Le désert des tartares, buzzati
Buzzati, D., Le désert des tartares, éditions Laffont, 1949.
2. Analyse de l’incipit
« Ce fut un matin de septembre que Giovanni Drogo, qui venait d'être promu officier, quitta la ville pour se rendre au fort Bastiani, sa première affectation. Il faisait encore nuit quand on le réveilla et qu'il endossa pour la première fois son uniforme de lieutenant. Une fois habillé, il se regarda dans la glace, à la lueur d'une lampe à pétrole, mais sans éprouver la joie qu'il avait espérée. Dans la maison régnait un grand silence, rompu seulement par les petits bruits qui venaient de la chambre voisine, où sa mère était en train de se lever pour lui dire adieu.

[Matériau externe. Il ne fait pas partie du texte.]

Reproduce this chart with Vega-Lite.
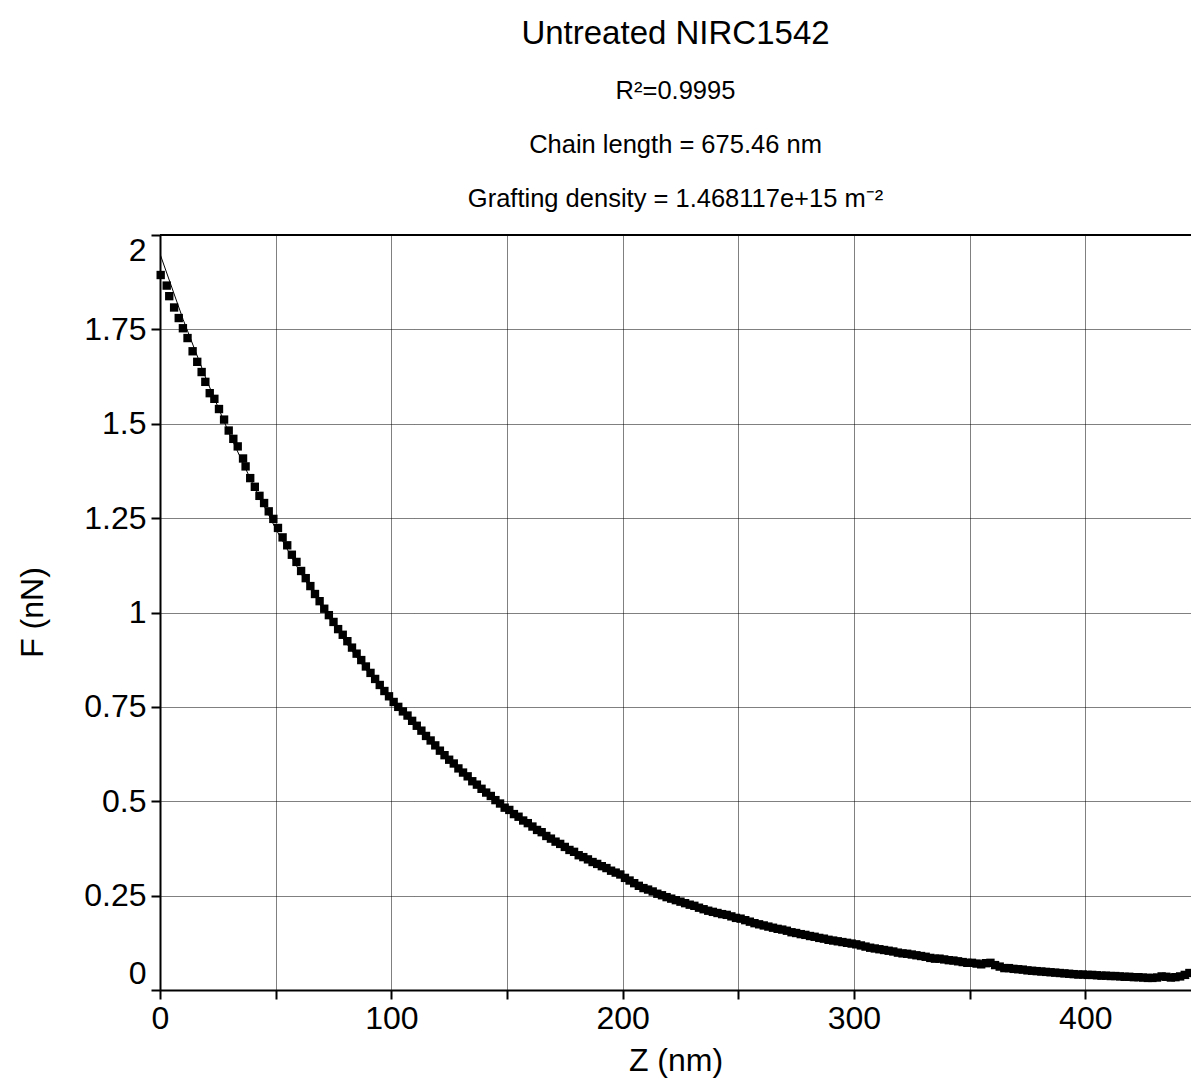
{
  "$schema": "https://vega.github.io/schema/vega-lite/v6.json",
  "autosize": {"type": "none"},
  "width": 1031,
  "height": 755,
  "padding": {"left": 160, "top": 235, "right": 0, "bottom": 92},
  "background": "white",
  "title": {
    "text": "Untreated NIRC1542",
    "subtitle": ["R²=0.9995", "Chain length = 675.46 nm", "Grafting density = 1.468117e+15 m⁻²"],
    "anchor": "middle",
    "font": "Liberation Sans",
    "fontSize": 33,
    "fontWeight": "normal",
    "color": "black",
    "subtitleFont": "Liberation Sans",
    "subtitleFontSize": 25.5,
    "subtitleColor": "black",
    "subtitleLineHeight": 54,
    "subtitlePadding": 28,
    "offset": 22
  },
  "config": {
    "view": {"stroke": null},
    "axis": {
      "labelFont": "Liberation Sans",
      "titleFont": "Liberation Sans",
      "labelColor": "black",
      "titleColor": "black",
      "labelFontSize": 32,
      "titleFontSize": 32,
      "titleFontWeight": "normal",
      "domainColor": "black",
      "domainWidth": 2,
      "tickColor": "black",
      "tickWidth": 2,
      "tickSize": 9,
      "gridColor": "#000",
      "gridDash": [1, 1],
      "gridWidth": 1,
      "gridOpacity": 1
    }
  },
  "datasets": {
    "points": [
      {"z": 0.3, "f": 1.894}, {"z": 2.9, "f": 1.866}, {"z": 4.0, "f": 1.838}, {"z": 6.1, "f": 1.808},
      {"z": 8.1, "f": 1.780}, {"z": 9.9, "f": 1.753}, {"z": 11.9, "f": 1.727}, {"z": 14.1, "f": 1.692},
      {"z": 16.1, "f": 1.664}, {"z": 18.0, "f": 1.637}, {"z": 19.6, "f": 1.611}, {"z": 21.5, "f": 1.581},
      {"z": 23.5, "f": 1.566}, {"z": 25.5, "f": 1.539}, {"z": 27.7, "f": 1.511}, {"z": 29.7, "f": 1.482},
      {"z": 31.7, "f": 1.460}, {"z": 33.6, "f": 1.440}, {"z": 35.9, "f": 1.408}, {"z": 37.0, "f": 1.387},
      {"z": 39, "f": 1.356}, {"z": 41, "f": 1.333}, {"z": 43, "f": 1.309}, {"z": 45, "f": 1.290},
      {"z": 47, "f": 1.268}, {"z": 49, "f": 1.248}, {"z": 51, "f": 1.224}, {"z": 53, "f": 1.199},
      {"z": 55, "f": 1.178}, {"z": 57, "f": 1.153}, {"z": 59, "f": 1.134}, {"z": 61, "f": 1.110},
      {"z": 63, "f": 1.091}, {"z": 65, "f": 1.070}, {"z": 67, "f": 1.049}, {"z": 69, "f": 1.030},
      {"z": 71, "f": 1.010}, {"z": 73, "f": 0.993}, {"z": 75, "f": 0.975}, {"z": 77, "f": 0.956},
      {"z": 79, "f": 0.941}, {"z": 81, "f": 0.924}, {"z": 83, "f": 0.907}, {"z": 85, "f": 0.891},
      {"z": 87, "f": 0.874}, {"z": 89, "f": 0.857}, {"z": 91, "f": 0.840}, {"z": 93, "f": 0.824},
      {"z": 95, "f": 0.808}, {"z": 97, "f": 0.792}, {"z": 99, "f": 0.778}, {"z": 101, "f": 0.763},
      {"z": 103, "f": 0.750}, {"z": 105, "f": 0.738}, {"z": 107, "f": 0.727}, {"z": 109, "f": 0.713},
      {"z": 111, "f": 0.700}, {"z": 113, "f": 0.687}, {"z": 115, "f": 0.673}, {"z": 117, "f": 0.661},
      {"z": 119, "f": 0.648}, {"z": 121, "f": 0.634}, {"z": 123, "f": 0.622}, {"z": 125, "f": 0.610},
      {"z": 127, "f": 0.600}, {"z": 129, "f": 0.587}, {"z": 131, "f": 0.576}, {"z": 133, "f": 0.566},
      {"z": 135, "f": 0.553}, {"z": 137, "f": 0.544}, {"z": 139, "f": 0.533}, {"z": 141, "f": 0.523},
      {"z": 143, "f": 0.514}, {"z": 145, "f": 0.503}, {"z": 147, "f": 0.494}, {"z": 149, "f": 0.483},
      {"z": 151, "f": 0.477}, {"z": 153, "f": 0.466}, {"z": 155, "f": 0.459}, {"z": 157, "f": 0.449},
      {"z": 159, "f": 0.442}, {"z": 161, "f": 0.433}, {"z": 163, "f": 0.424}, {"z": 165, "f": 0.418},
      {"z": 167, "f": 0.408}, {"z": 169, "f": 0.401}, {"z": 171, "f": 0.393}, {"z": 173, "f": 0.387},
      {"z": 175, "f": 0.379}, {"z": 177, "f": 0.371}, {"z": 179, "f": 0.366}, {"z": 181, "f": 0.357},
      {"z": 183, "f": 0.352}, {"z": 185, "f": 0.346}, {"z": 187, "f": 0.339}, {"z": 189, "f": 0.334},
      {"z": 191, "f": 0.328}, {"z": 193, "f": 0.323}, {"z": 195, "f": 0.316}, {"z": 197, "f": 0.311},
      {"z": 199, "f": 0.306}, {"z": 201, "f": 0.297}, {"z": 203, "f": 0.290}, {"z": 205, "f": 0.283},
      {"z": 207, "f": 0.276}, {"z": 209, "f": 0.270}, {"z": 211, "f": 0.266}, {"z": 213, "f": 0.261},
      {"z": 215, "f": 0.255}, {"z": 217, "f": 0.251}, {"z": 219, "f": 0.246}, {"z": 221, "f": 0.242},
      {"z": 223, "f": 0.238}, {"z": 225, "f": 0.234}, {"z": 227, "f": 0.230}, {"z": 229, "f": 0.226},
      {"z": 231, "f": 0.223}, {"z": 233, "f": 0.218}, {"z": 235, "f": 0.214}, {"z": 237, "f": 0.210},
      {"z": 239, "f": 0.207}, {"z": 241, "f": 0.204}, {"z": 243, "f": 0.201}, {"z": 245, "f": 0.199},
      {"z": 247, "f": 0.195}, {"z": 249, "f": 0.191}, {"z": 251, "f": 0.189}, {"z": 253, "f": 0.185},
      {"z": 255, "f": 0.181}, {"z": 257, "f": 0.177}, {"z": 259, "f": 0.174}, {"z": 261, "f": 0.171},
      {"z": 263, "f": 0.168}, {"z": 265, "f": 0.165}, {"z": 267, "f": 0.162}, {"z": 269, "f": 0.160},
      {"z": 271, "f": 0.157}, {"z": 273, "f": 0.153}, {"z": 275, "f": 0.151}, {"z": 277, "f": 0.148},
      {"z": 279, "f": 0.146}, {"z": 281, "f": 0.143}, {"z": 283, "f": 0.141}, {"z": 285, "f": 0.138},
      {"z": 287, "f": 0.136}, {"z": 289, "f": 0.133}, {"z": 291, "f": 0.131}, {"z": 293, "f": 0.129},
      {"z": 295, "f": 0.127}, {"z": 297, "f": 0.125}, {"z": 299, "f": 0.123}, {"z": 301, "f": 0.121},
      {"z": 303, "f": 0.118}, {"z": 305, "f": 0.115}, {"z": 307, "f": 0.112}, {"z": 309, "f": 0.110},
      {"z": 311, "f": 0.108}, {"z": 313, "f": 0.106}, {"z": 315, "f": 0.104}, {"z": 317, "f": 0.102},
      {"z": 319, "f": 0.099}, {"z": 321, "f": 0.097}, {"z": 323, "f": 0.096}, {"z": 325, "f": 0.094},
      {"z": 327, "f": 0.092}, {"z": 329, "f": 0.090}, {"z": 331, "f": 0.088}, {"z": 333, "f": 0.085},
      {"z": 335, "f": 0.083}, {"z": 337, "f": 0.083}, {"z": 339, "f": 0.081}, {"z": 341, "f": 0.079},
      {"z": 343, "f": 0.078}, {"z": 345, "f": 0.076}, {"z": 347, "f": 0.074}, {"z": 349, "f": 0.072},
      {"z": 351, "f": 0.072}, {"z": 353, "f": 0.070}, {"z": 355, "f": 0.068}, {"z": 357, "f": 0.071},
      {"z": 359, "f": 0.072}, {"z": 361, "f": 0.066}, {"z": 363, "f": 0.062}, {"z": 365, "f": 0.058},
      {"z": 367, "f": 0.058}, {"z": 369, "f": 0.056}, {"z": 371, "f": 0.055}, {"z": 373, "f": 0.054},
      {"z": 375, "f": 0.052}, {"z": 377, "f": 0.051}, {"z": 379, "f": 0.050}, {"z": 381, "f": 0.049},
      {"z": 383, "f": 0.048}, {"z": 385, "f": 0.047}, {"z": 387, "f": 0.046}, {"z": 389, "f": 0.045},
      {"z": 391, "f": 0.044}, {"z": 393, "f": 0.043}, {"z": 395, "f": 0.042}, {"z": 397, "f": 0.041},
      {"z": 399, "f": 0.041}, {"z": 401, "f": 0.040}, {"z": 403, "f": 0.040}, {"z": 405, "f": 0.039},
      {"z": 407, "f": 0.038}, {"z": 409, "f": 0.038}, {"z": 411, "f": 0.037}, {"z": 413, "f": 0.037},
      {"z": 415, "f": 0.036}, {"z": 417, "f": 0.035}, {"z": 419, "f": 0.035}, {"z": 421, "f": 0.034},
      {"z": 423, "f": 0.034}, {"z": 425, "f": 0.033}, {"z": 427, "f": 0.032}, {"z": 429, "f": 0.032},
      {"z": 431, "f": 0.033}, {"z": 433, "f": 0.036}, {"z": 435, "f": 0.035}, {"z": 437, "f": 0.033},
      {"z": 439, "f": 0.034}, {"z": 441, "f": 0.036}, {"z": 443, "f": 0.040}, {"z": 445, "f": 0.045}
    ],
    "fit": [
      {"z": 0, "f": 1.950}, {"z": 10, "f": 1.776}, {"z": 20, "f": 1.618}, {"z": 30, "f": 1.473},
      {"z": 40, "f": 1.342}, {"z": 50, "f": 1.222}, {"z": 60, "f": 1.113}, {"z": 70, "f": 1.014},
      {"z": 80, "f": 0.923}, {"z": 90, "f": 0.841}, {"z": 100, "f": 0.766}, {"z": 110, "f": 0.698},
      {"z": 120, "f": 0.635}, {"z": 130, "f": 0.579}, {"z": 140, "f": 0.527}, {"z": 150, "f": 0.480},
      {"z": 160, "f": 0.437}, {"z": 170, "f": 0.398}, {"z": 180, "f": 0.363}, {"z": 190, "f": 0.330},
      {"z": 200, "f": 0.301}, {"z": 210, "f": 0.274}, {"z": 220, "f": 0.250}, {"z": 230, "f": 0.227},
      {"z": 240, "f": 0.207}, {"z": 250, "f": 0.189}, {"z": 260, "f": 0.172}, {"z": 270, "f": 0.156},
      {"z": 280, "f": 0.142}, {"z": 290, "f": 0.130}, {"z": 300, "f": 0.118}, {"z": 310, "f": 0.108},
      {"z": 320, "f": 0.098}, {"z": 330, "f": 0.089}, {"z": 340, "f": 0.081}, {"z": 350, "f": 0.074},
      {"z": 360, "f": 0.067}, {"z": 370, "f": 0.061}, {"z": 380, "f": 0.056}, {"z": 390, "f": 0.051},
      {"z": 400, "f": 0.046}, {"z": 410, "f": 0.042}, {"z": 420, "f": 0.039}, {"z": 430, "f": 0.035},
      {"z": 440, "f": 0.032}, {"z": 445, "f": 0.031}
    ]
  },
  "layer": [
    {
      "data": {"name": "fit"},
      "mark": {"type": "line", "color": "black", "strokeWidth": 1, "clip": true},
      "encoding": {
        "x": {
          "field": "z", "type": "quantitative",
          "scale": {"domain": [0, 445.7], "nice": false, "zero": false},
          "axis": {
            "title": "Z (nm)",
            "values": [0, 50, 100, 150, 200, 250, 300, 350, 400],
            "labelExpr": "datum.value % 100 === 0 ? datum.label : ''",
            "labelPadding": 4,
            "labelFlush": false,
            "labelOverlap": false,
            "grid": true,
            "titleY": 70,
            "titleBaseline": "middle"
          }
        },
        "y": {
          "field": "f", "type": "quantitative",
          "scale": {"domain": [0, 2], "nice": false},
          "axis": {
            "title": "F (nN)",
            "values": [0, 0.25, 0.5, 0.75, 1, 1.25, 1.5, 1.75, 2],
            "labelExpr": "'' + datum.value",
            "labelPadding": 5,
            "labelFlush": true,
            "labelOverlap": false,
            "grid": true,
            "titleX": -128,
            "titleY": 377,
            "titleAngle": -90,
            "titleAlign": "center",
            "titleBaseline": "middle"
          }
        }
      }
    },
    {
      "data": {"name": "points"},
      "mark": {"type": "point", "shape": "square", "filled": true, "size": 70, "color": "black", "opacity": 1},
      "encoding": {
        "x": {"field": "z", "type": "quantitative"},
        "y": {"field": "f", "type": "quantitative"}
      }
    },
    {
      "data": {"values": [{}]},
      "mark": {"type": "rule", "color": "black", "strokeWidth": 2},
      "encoding": {"y": {"datum": 2}}
    }
  ]
}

C'était là le jour qu'il attendait depuis des années, le commencement de sa vraie vie. Pensant aux journées lugubres de l'Académie militaire, il se rappela les tristes soirées d'étude, où il entendait passer dans la rue les gens libres et que l'on pouvait croire heureux ; il se rappela aussi les réveils en plein hiver, dans les chambrées glaciales où stagnait le cauchemar des punitions, et l'angoisse qui le prenait à l'idée de ne jamais voir finir ses jours dont il faisait quotidiennement le compte.»
Dès la première phrase, tous les renseignements essentiels à la caractérisation de notre héros nous sont donnés : son appellation, caractéristique identitaire par excellence ; le mois dans lequel son action débute et enfin, l’endroit vers lequel il se dirige.
Nous pouvons rattacher cet extrait, et le livre qu’il introduit, au courant existentialiste, courant qui présente une espèce humaine se définissant par ses actions, ce qui engendre qu’elle est maître de son destin et de son existence. Mais face à cela, le commun des mortels est bien souvent pris, d’une certaine angoisse quant à accepter les risques et responsabilités inhérentes à leurs engagements et choix de vie.
Ici, Dino Buzzati va dénoncer l’impuissance de l’humanité face au labyrinthe d'un monde incompréhensible.